> YOUR OBJECTIVE: In the data below, locate each line with the word "this" and list it.

TASK DATA start

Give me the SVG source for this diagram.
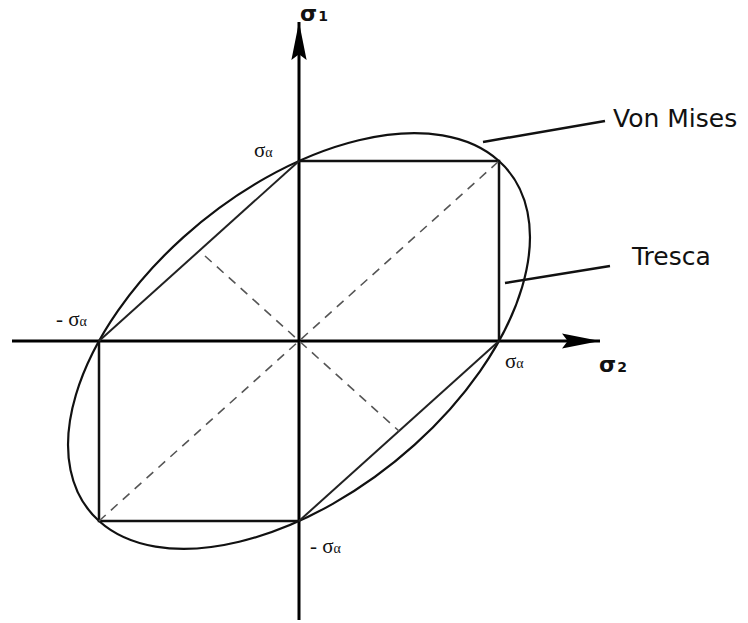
<svg xmlns="http://www.w3.org/2000/svg" width="748" height="623" viewBox="0 0 748 623">
<style>
.axis{stroke:#000;stroke-width:3;fill:none}
.sq{stroke:#111;stroke-width:2.5;fill:none}
.edge{stroke:#222;stroke-width:2;fill:none}
.dash{stroke:#555;stroke-width:1.6;fill:none;stroke-dasharray:9 7}
.lead{stroke:#111;stroke-width:2.5;fill:none}
.lbl{font-family:"DejaVu Sans","Liberation Sans",sans-serif;font-size:25px;fill:#111}
.sig{font-family:"Liberation Serif","DejaVu Serif",serif;font-size:21px;fill:#111}
.ax{font-family:"DejaVu Sans","Liberation Sans",sans-serif;font-size:22px;font-weight:bold;fill:#111}
</style>
<defs>
<marker id="arr" viewBox="0 0 40 16" refX="40" refY="8" markerWidth="38" markerHeight="16" markerUnits="userSpaceOnUse" orient="auto">
<path d="M0,0 L40,8 L0,16 L6,8 Z" fill="#000"/>
</marker>
</defs>
<rect width="748" height="623" fill="#fff"/>
<g id="axes">
<line class="axis" x1="12" y1="341" x2="600" y2="341" marker-end="url(#arr)"/>
<line class="axis" x1="299" y1="620" x2="299" y2="22" marker-end="url(#arr)"/>
</g>
<g id="von-mises">
<ellipse transform="translate(299,341) scale(200,-180) rotate(45)" cx="0" cy="0" rx="1.41421" ry="0.81650" fill="none" stroke="#111" stroke-width="2.2" vector-effect="non-scaling-stroke"/>
</g>
<g id="tresca">
<polyline class="sq" points="299,161 499,161 499,341"/>
<polyline class="sq" points="99,341 99,521 299,521"/>
<line class="edge" x1="99" y1="341" x2="299" y2="161"/>
<line class="edge" x1="299" y1="521" x2="499" y2="341"/>
</g>
<g id="diagonals">
<line class="dash" x1="99" y1="521" x2="499" y2="161"/>
<line class="dash" x1="205" y1="256" x2="399" y2="431"/>
</g>
<g id="connectors">
<line class="lead" x1="483" y1="142" x2="605" y2="121"/>
<line class="lead" x1="505" y1="283" x2="610" y2="266"/>
</g>
<g id="labels">
<text class="lbl" x="613" y="127">Von Mises</text>
<text class="lbl" x="632" y="265">Tresca</text>
<text class="ax" x="300" y="21">σ<tspan font-size="14" dx="1">1</tspan></text>
<text class="ax" x="599" y="372">σ<tspan font-size="14" dx="1">2</tspan></text>
<text class="sig" x="254" y="157">σ<tspan font-size="14">α</tspan></text>
<text class="sig" x="56" y="326">- σ<tspan font-size="14">α</tspan></text>
<text class="sig" x="505" y="368">σ<tspan font-size="14">α</tspan></text>
<text class="sig" x="310" y="553">- σ<tspan font-size="14">α</tspan></text>
</g>
</svg>
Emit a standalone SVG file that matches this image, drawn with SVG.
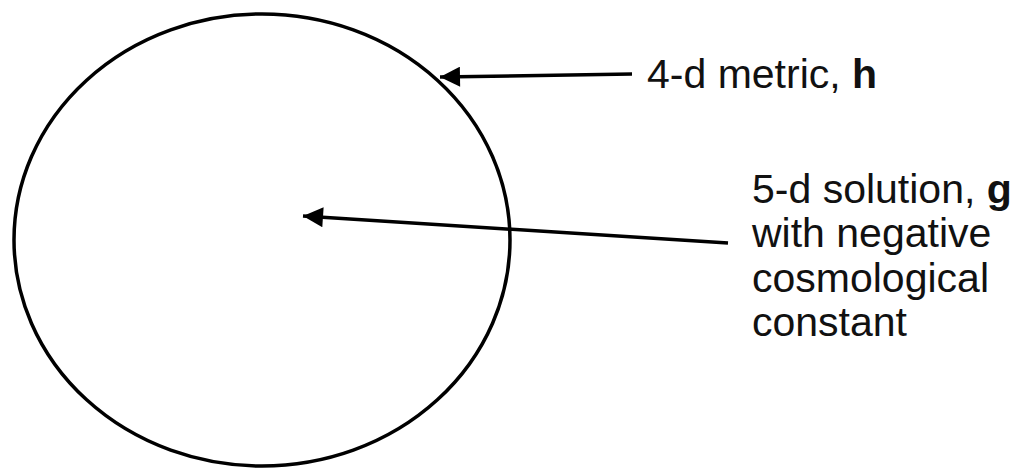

TASK DATA end

> THE OUTPUT:
Give me the SVG source for this diagram.
Emit a standalone SVG file that matches this image, drawn with SVG.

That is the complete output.